Ligne d'assemblage 1913

          Il y avait à DETROIT 41 usines de fabrication automobile, et on imagine l'effervescence que provoquait une telle concurrence. Frederick TAYLOR était venu faire des conférences et tous voulaient tayloriser; l'un des premiers à appliquer ces principes fut PACKARD, mais FORD, qui possédait l'arme fatale avec son modèle T, mettait en application une autre de ses idées en remplaçant, chaque fois que cela était possible, l'homme au travail par une machine !
          Il circulait dans l'usine, connaissait chaque poste de travail, et chaque jour trouvait une solution ou énonçait un besoin que ses ingénieurs s'appliquaient à satisfaire
.


          La première chaîne de montage au monde fut installée à Highland Park au printemps 1913. En fait, elle était à l'étude depuis plus d'un an.
          Un ouvrier mettait 25 minutes pour assembler une magnéto sur le volant d'inertie, et ceci avec beaucoup d'efforts car l'ensemble pèse 23 Kg.
          On construisit alors une sorte de longue étagère munie de glissières, et chaque ouvrier ne fit plus qu'une opération : visser un aimant ou mettre en place l'entretoise, ou visser la plaquette... Le temps d'assemblage fut réduit à 13 minutes 10 secondes !
          On modifia la hauteur de cette table d'assemblage, l'emplacement des pièces à monter, et grâce à ce travail d'ergonomie, le temps tomba à 7 minutes.
assemblage des magnétos 1913

          Un an plus tard, on remplaça la table-étagère par une bande transporteuse motorisée et le temps d'assemblage fut réduit à 5 minutes.

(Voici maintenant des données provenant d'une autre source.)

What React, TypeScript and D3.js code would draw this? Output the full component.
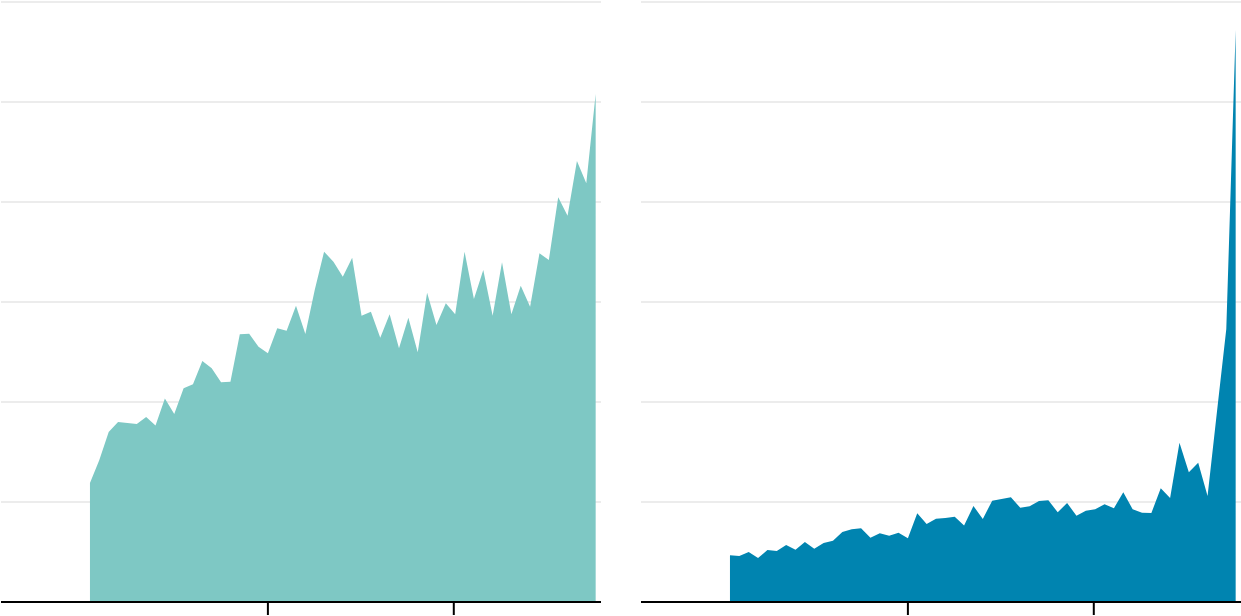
import React from "react";
import * as d3 from "d3";

const leftValues: number[] = [
  11.9, 14.2, 17.0, 18.0, 17.9, 17.8, 18.5, 17.65, 20.35, 18.8,
  21.37, 21.77, 24.1, 23.37, 21.97, 22.03, 26.77, 26.83, 25.53, 24.87,
  27.37, 27.13, 29.63, 26.8, 31.2, 35.03, 34.03, 32.53, 34.43, 28.63,
  29.03, 26.43, 28.77, 25.37, 28.43, 24.97, 30.93, 27.7, 29.87, 28.77,
  35.03, 30.3, 33.2, 28.63, 33.97, 28.77, 31.63, 29.53, 34.87, 34.2,
  40.47, 38.63, 44.1, 41.87, 50.8,
];

const rightValues: number[] = [
  4.67, 4.6, 5.0, 4.4, 5.2, 5.1, 5.7, 5.23, 6.0, 5.33,
  5.9, 6.13, 7.0, 7.27, 7.37, 6.43, 6.87, 6.63, 6.93, 6.37,
  8.87, 7.8, 8.33, 8.4, 8.53, 7.65, 9.6, 8.3, 10.13, 10.3,
  10.47, 9.43, 9.57, 10.1, 10.17, 8.97, 9.9, 8.63, 9.13, 9.27,
  9.77, 9.37, 10.97, 9.27, 8.93, 8.9, 11.37, 10.4, 15.93, 12.97,
  13.93, 10.6, 19.0, 27.3, 57.2,
];

const yGridValues: number[] = [10, 20, 30, 40, 50, 60];
const xTickValues: number[] = [19, 38.85];
const xDomain: [number, number] = [-9.5, 54.57];
const yDomain: [number, number] = [0, 60];

const panels = [
  { values: leftValues, color: "#7ec8c4", offset: 1 },
  { values: rightValues, color: "#0084b0", offset: 641 },
];

const W = 1241;
const H = 616;
const PW = 600;

function Panel({ values, color, offset }: { values: number[]; color: string; offset: number }) {
  const x = d3.scaleLinear().domain(xDomain).range([0, PW]);
  const y = d3.scaleLinear().domain(yDomain).range([602, 2]);
  const area = d3
    .area<number>()
    .x((_, i) => x(i))
    .y0(y(0))
    .y1((d) => y(d));
  return (
    <g transform={`translate(${offset},0)`}>
      {yGridValues.map((v) => (
        <line key={v} x1={0} x2={PW} y1={y(v)} y2={y(v)} stroke="#e6e6e6" strokeWidth={1.6} />
      ))}
      <path d={area(values) || ""} fill={color} />
      <line x1={0} x2={PW} y1={y(0)} y2={y(0)} stroke="#000" strokeWidth={2} />
      {xTickValues.map((t) => (
        <line key={t} x1={x(t)} x2={x(t)} y1={y(0)} y2={y(0) + 13} stroke="#000" strokeWidth={2} />
      ))}
    </g>
  );
}

export default function App() {
  return (
    <svg
      width={W}
      height={H}
      style={{ position: "absolute", left: 0, top: 0, background: "#fff" }}
    >
      {panels.map((p, i) => (
        <Panel key={i} values={p.values} color={p.color} offset={p.offset} />
      ))}
    </svg>
  );
}
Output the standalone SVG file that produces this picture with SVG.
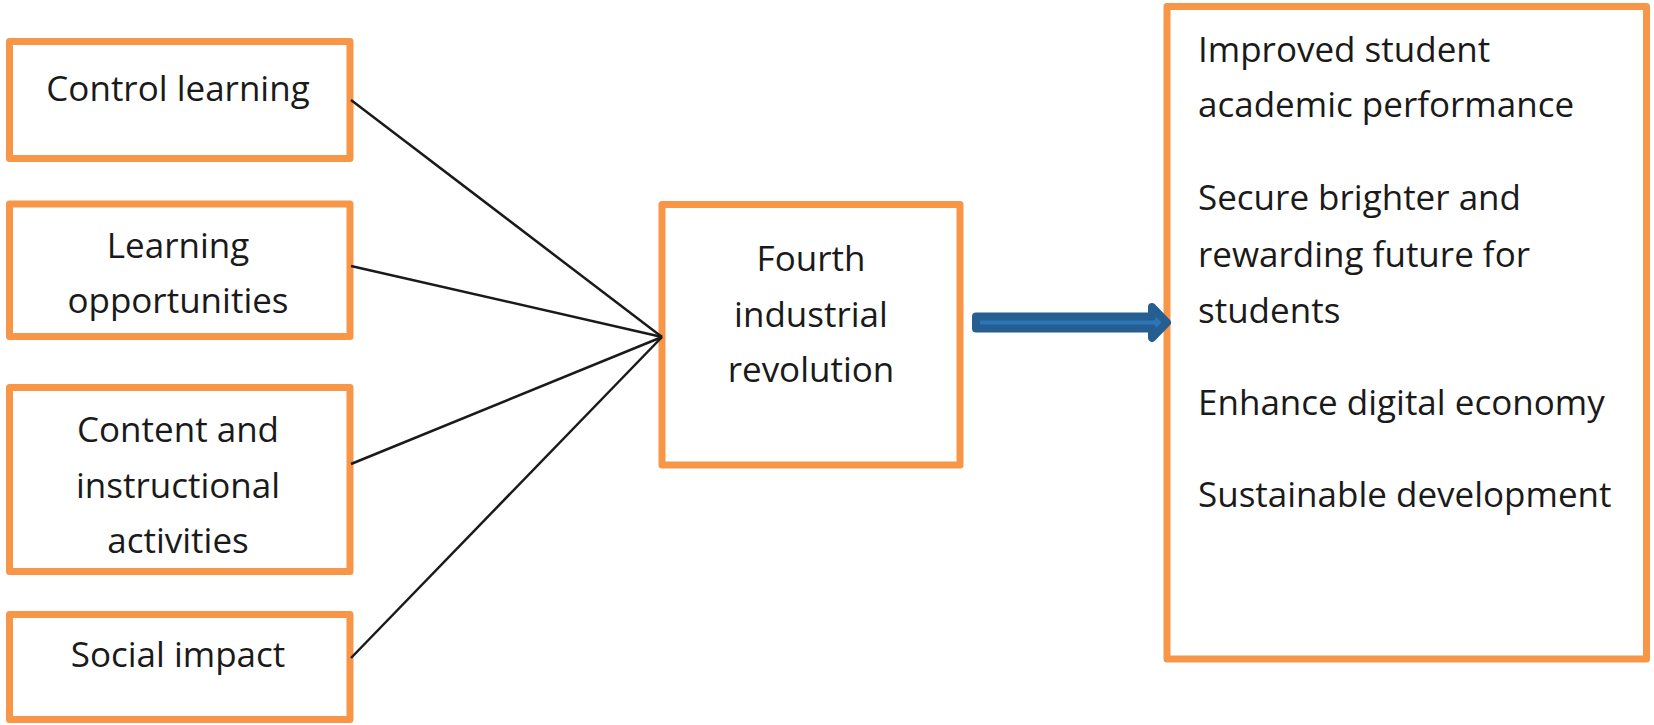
<svg xmlns="http://www.w3.org/2000/svg" width="1654" height="725" viewBox="0 0 1654 725">
<style>
.box{fill:#ffffff;stroke:#f79646;stroke-width:7;stroke-linejoin:round}
.t{font-family:"Open Sans","Noto Sans","Liberation Sans",sans-serif;font-size:35px;fill:#1a1a1a}
.c{text-anchor:middle}
.ln{stroke:#1a1a1a;stroke-width:2.5;fill:none}
</style>
<rect width="1654" height="725" fill="#ffffff"/>
<g id="n1">
<rect class="box" x="9.5" y="41.5" width="340.5" height="117"/>
<text class="t c" x="178" y="101">Control learning</text>
</g>
<g id="n2">
<rect class="box" x="9.5" y="204" width="340.5" height="132.5"/>
<text class="t c" x="178" y="258">Learning</text>
<text class="t c" x="178" y="313">opportunities</text>
</g>
<g id="n3">
<rect class="box" x="9.5" y="387.5" width="340.5" height="184"/>
<text class="t c" x="178" y="442">Content and</text>
<text class="t c" x="178" y="498">instructional</text>
<text class="t c" x="178" y="553">activities</text>
</g>
<g id="n4">
<rect class="box" x="9.5" y="614.5" width="340.5" height="105"/>
<text class="t c" x="178" y="667">Social impact</text>
</g>
<g id="n5">
<rect class="box" x="662" y="204.5" width="298" height="260.5"/>
<text class="t c" x="811" y="271">Fourth</text>
<text class="t c" x="811" y="327">industrial</text>
<text class="t c" x="811" y="382">revolution</text>
</g>
<g id="n6">
<rect class="box" x="1167" y="6.5" width="479.5" height="652.5"/>
<text class="t" x="1198" y="62">Improved student</text>
<text class="t" x="1198" y="117">academic performance</text>
<text class="t" x="1198" y="210">Secure brighter and</text>
<text class="t" x="1198" y="267">rewarding future for</text>
<text class="t" x="1198" y="323">students</text>
<text class="t" x="1198" y="415">Enhance digital economy</text>
<text class="t" x="1198" y="507">Sustainable development</text>
</g>
<g id="connectors">
<line class="ln" x1="351" y1="100" x2="662" y2="337"/>
<line class="ln" x1="351" y1="266" x2="662" y2="337"/>
<line class="ln" x1="351" y1="464" x2="662" y2="337"/>
<line class="ln" x1="351" y1="658" x2="662" y2="337"/>
<path d="M976,316.5 L1152,316.5 L1152,307 L1167,322.5 L1152,338 L1152,328.5 L976,328.5 Z" fill="#2e75b6" stroke="#255e91" stroke-width="8" stroke-linejoin="round"/>
</g>
</svg>
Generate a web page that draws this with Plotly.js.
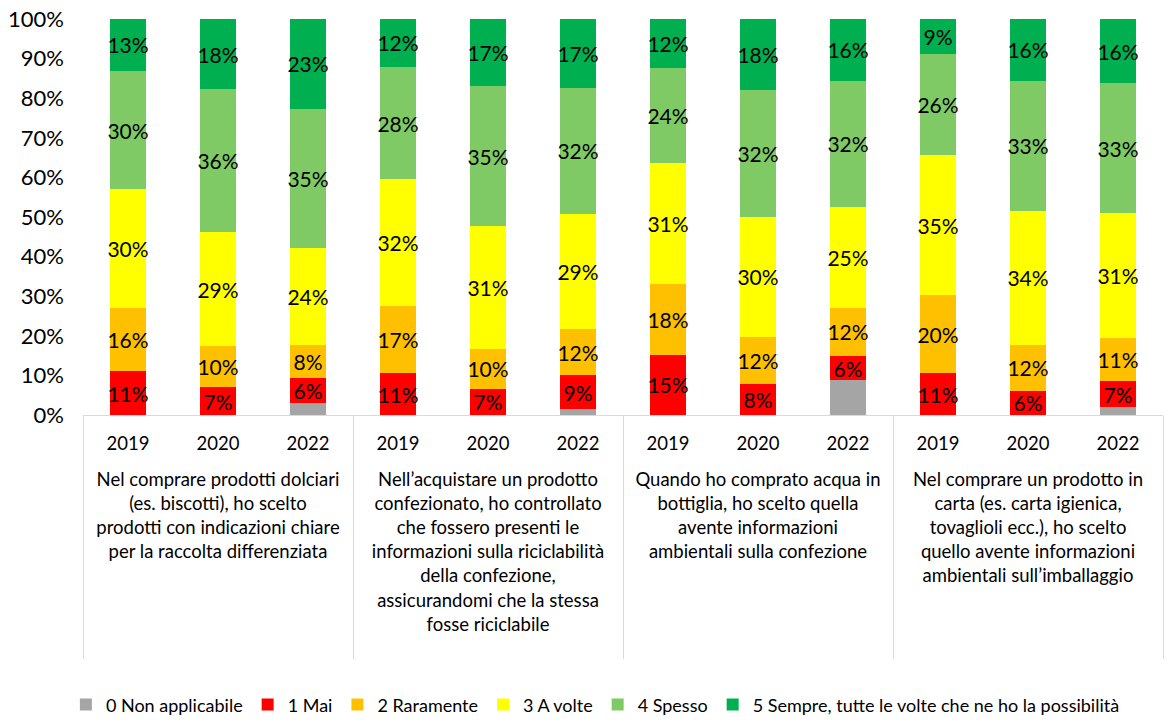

          On fit de même pour les autres éléments de la voiture : train avant, pont à différentiel, moteur (qui était rôdé sur banc pendant 10 heures ! ), et surtout le châssis : cette pièce maîtresse permettant de fixer toutes les autres fut l'objet de toute l'attention des ingénieurs.


châssis poussé 1913
           On commença par le tirer, au moyen d'un filin et d'un treuil, sur une sorte de berceau métallique. Dès que les roues étaient montées, celles-ci étaient guidées dans un rail, l'ensemble avançait d'un poste à l'autre ; une équipe de 6 assembleurs suivait le châssis et prenait les pièces à des tas placés sur le parcours. Cette expérience rudimentaire réduisit le temps de montage de 12 heures 30 à 5 heures 50. D'autres améliorations furent apportées quand le châssis fut lui aussi convoyé ; les monteurs restaient au même poste pour être plus rapides..
          Ainsi fut introduit le mouvement continu permettant à un seul ouvrier d'effectuer le travail qui en nécessitait 3 ou 4 auparavant. Le TAYLORISME était lancé, l'ouvrier n'avait plus besoin d'un long apprentissage pour être efficace à un poste d'où il ne bougeait plus. Les pièces acheminées par des convoyeurs à bande sur toute la longueur de l'usine, arrivaient à point nommé quand et où on en avait besoin.
chaîne de montage motorisée 1917

          L'idée de ces convoyeurs ( aussi appelés trolleys ) était venue à Henry Ford à l'occasion d'une visite des abattoirs de Chicago. Il avait compris le parti qu'il pouvait tirer d'aménagements semblables dans sa propre usine. La grande difficulté consista à coordonner les flux des convoyeurs et ceux des différentes chaînes secondaires de façon à éviter les engorgements.